Post # 1
I am currently a BM in a wedding for a friend getting married in several weeks. She was BM for me last year.
She has turned into a nightmarish bridezilla. Huge mega-shower with the sole purpose of raising money so they can have a free honeymoon (the groom has actually said so much.) Elaborate weekend-away bachelorette party for a divorced mother-of-two. Inability to even spell my name correctly on the invitation. Actually inquiring six months before the wedding if everyone has squared away their shoes (that i get!) and “proper undergarments” (are you going to check!?!?) Hammering me with questions and details about things that no one but the bride could POSSIBLY care about, but obviously having little regard for what anyone says. “Inadvertantly” insulting the things/ways/whatevers I had at my own wedding. Even her mother is a nightmare (she yelled at me twice at the megashower!)

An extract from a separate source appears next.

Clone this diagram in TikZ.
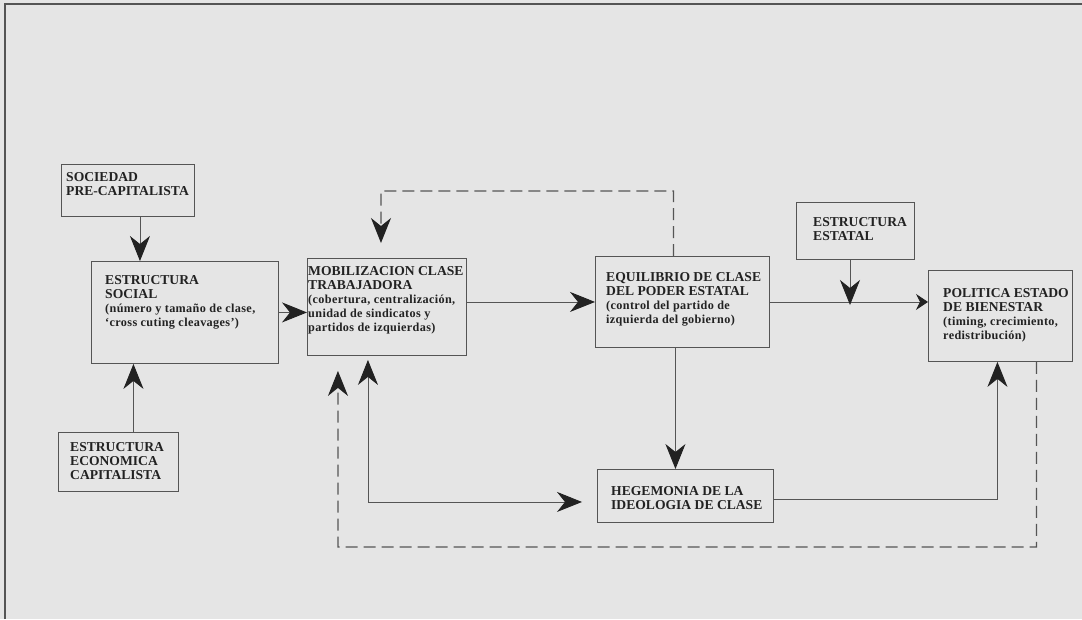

So, here’s my conundrum. She was actually a great BM for me. But after the wedding, we never receieved a gift from her. I let it go. IT wasn’t about the gifts, I didn’t care, and I questioned if she could have afforded it. She had a lot on her plate, etc etc. But now that I am dealing with HER as a bride (bridezilla at that!)… I wonder- should I bother giving her anything? My gut says rise above and give her one. (I plan to scale it back, regardless, from the “normal” wedding gift I would give, to something smaller.) But then I think about the stress she’s causing and think hey, I’ll just use the precedent she set.
I am doing some serious re-evaluation of this friendship after the wedding. I signed up for this, so I will show up to the wedding, dressed as she wants, smile for the pictures, and then do some serious thinking when I get home.

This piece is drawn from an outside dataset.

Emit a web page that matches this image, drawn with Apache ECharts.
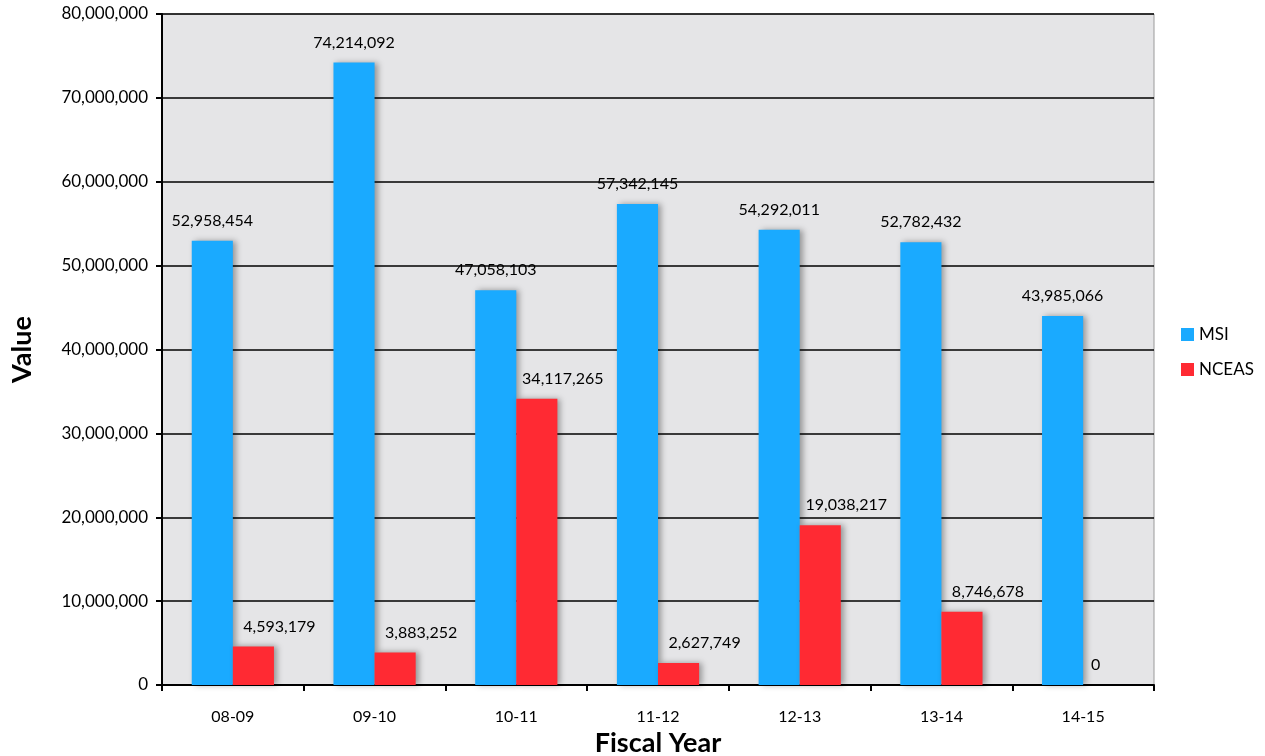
<!DOCTYPE html>
<html>
<head>
<meta charset="utf-8">
<script src="https://cdn.jsdelivr.net/npm/echarts@6/dist/echarts.min.js"></script>
<style>
  html, body { margin: 0; padding: 0; background: #fff; }
  #chart { width: 1265px; height: 756px; }
</style>
</head>
<body>
<div id="chart"></div>
<script>
var years = ['08-09', '09-10', '10-11', '11-12', '12-13', '13-14', '14-15'];
var msi = [52958454, 74214092, 47058103, 57342145, 54292011, 52782432, 43985066];
var nceas = [4593179, 3883252, 34117265, 2627749, 19038217, 8746678, 0];

var fontName = 'Lato';

function fmt(v) {
    return Number(v).toLocaleString('en-US');
}

var myChart = echarts.init(document.getElementById('chart'));

var option = {
    animation: false,
    textStyle: { fontFamily: fontName },
    grid: {
        left: 162, right: 111, top: 14, bottom: 71,
        outerBoundsMode: 'none',
        show: true,
        backgroundColor: '#e5e5e7',
        borderColor: '#9a9a9a',
        borderWidth: 1
    },
    legend: {
        orient: 'vertical',
        left: 1176,
        top: 321,
        itemWidth: 13,
        itemHeight: 13,
        itemGap: 18,
        icon: 'rect',
        textStyle: { fontSize: 17, color: '#000', fontFamily: fontName },
        data: ['MSI', 'NCEAS']
    },
    xAxis: {
        type: 'category',
        data: years,
        name: 'Fiscal Year',
        nameLocation: 'middle',
        nameGap: 42,
        nameTextStyle: { fontSize: 27, fontWeight: 'bold', color: '#000' },
        axisLine: { lineStyle: { color: '#000', width: 2 } },
        axisTick: { show: true, length: 6, lineStyle: { color: '#000', width: 2 } },
        axisLabel: { fontSize: 16, color: '#000', margin: 24 }
    },
    yAxis: {
        type: 'value',
        min: 0,
        max: 80000000,
        interval: 10000000,
        name: 'Value',
        nameLocation: 'middle',
        nameGap: 126,
        nameTextStyle: { fontSize: 27, fontWeight: 'bold', color: '#000' },
        axisLine: { show: true, lineStyle: { color: '#000', width: 2 } },
        axisTick: { show: true, length: 6, lineStyle: { color: '#000', width: 2 } },
        axisLabel: { fontSize: 17, color: '#000', margin: 14, formatter: fmt },
        splitLine: { lineStyle: { color: '#000', width: 1.5 } }
    },
    series: [
        {
            name: 'MSI',
            type: 'bar',
            data: msi,
            barGap: '0%',
            barCategoryGap: '42%',
            itemStyle: {
                color: '#1aaaff',
                shadowBlur: 6, shadowOffsetX: 3, shadowOffsetY: 0,
                shadowColor: 'rgba(0,0,0,0.35)'
            },
            label: {
                show: true, position: 'top', distance: 12,
                fontSize: 16, color: '#000',
                formatter: function (p) { return fmt(p.value); }
            }
        },
        {
            name: 'NCEAS',
            type: 'bar',
            data: nceas.map(function (v) {
                return v === 0 ? { value: v, label: { offset: [-8, 0] } } : v;
            }),
            itemStyle: {
                color: '#ff2a33',
                shadowBlur: 6, shadowOffsetX: 3, shadowOffsetY: 0,
                shadowColor: 'rgba(0,0,0,0.35)'
            },
            label: {
                show: true, position: 'top', distance: 12, offset: [26, 0],
                fontSize: 16, color: '#000',
                formatter: function (p) { return fmt(p.value); }
            }
        }
    ]
};

myChart.setOption(option);
</script>
</body>
</html>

Thoughts? Rise above and suck it up, or can I just play by the rules she made?
Post # 2
ZChick17: I’d probably suck it up. It sucks to “be the better person” or “take the high road”, but … well … sometimes ya gotta. Maybe nothing too pricey though.
Post # 3
Suck it up and get her a nice gift. Even if you’re more distant after the wedding, at least you’ll know that on your end, you left things on good terms.
Post # 4
ZChick17: Maybe get her some “chill pills”
Post # 5
A wedding gift is supposed to be based on the closeness of the relationship as well as your budget. Based on what you say, this wedding has already cost you plenty and you are questioning the relationship going forward. I wouldn’t stiff her, but I’d likely give a gift that is somewhat less generous than my usual.
Post # 6
ZChick17: SHE MISSPELLED YOUR NAME ON THE INVITATION!!???!??!!
Post # 7
I probably wouldn’t get her a gift… she can’t even spell your name. Get her a card.
Post # 8
Meh. I’d do the same as she did for you. I don’t think it will matter either way, do you?
Post # 9
Maybe it wasn’t the invitation, but it’s been misspelled multiple times. I think the invitation might have been addressed to “mr and mrs husbands name.” I have one of those classic 80’s names that has 15 spellings. She knows me by a shortened form. (for the sake of anonymity, we’ll say my name is Alison, but she frequently misspells it Allison, because she always calls me Ali) But yes, anytime she has to write my entire name, it’s spelled wrong. Which, all thigns considered, i guess is small potatoes in this story. ugh.
Post # 10
ItWasntMe: nah, you’re probably right. i ust dont know if i want to stoop to that level you know?
Post # 11
ZChick17: I’m sorry, you lost me at she MISPELLED your name?! I would say get her what you feel comfortable doing within your budget. If she can’t take the time to spell your name right then I wouldn’t put in too much effort picking her gift.
Post # 12
ItWasntMe: My thoughts as well. I would definitely at least get her a card and write something nice in it, though.
However, OP, it sounds like you do want to be a nicer person than I’d be and get her a small gift, so you should. Do it for you and not for her, though. (if you get my drift)
Post # 13
Oh, I’m doing cash. She didn’t register for anything except the honeymoon registry, and that’s not my cup of tea. My standard wedding gift in the past (when both my boyfriend/fiance/now husband) and I were both invited was $100. I think I’m going to scale back to $50.
Post # 14
See…I don’t think you can win in this situation if she’s been as awful as you’ve described. Your gift probably won’t be appreciated as in ‘not enough’, so nothing you do will potentially make her happy.
I’d cut my losses, so to speak, and move on after the wedding.
Post # 15
ZChick17: Eh, I’m all for being the better person but I wouldn’t give a gift in this scenario. But if you think she’s going to b*tch at you after the wedding for not getting her a gift, then I’d probably just give something to avoid the drama.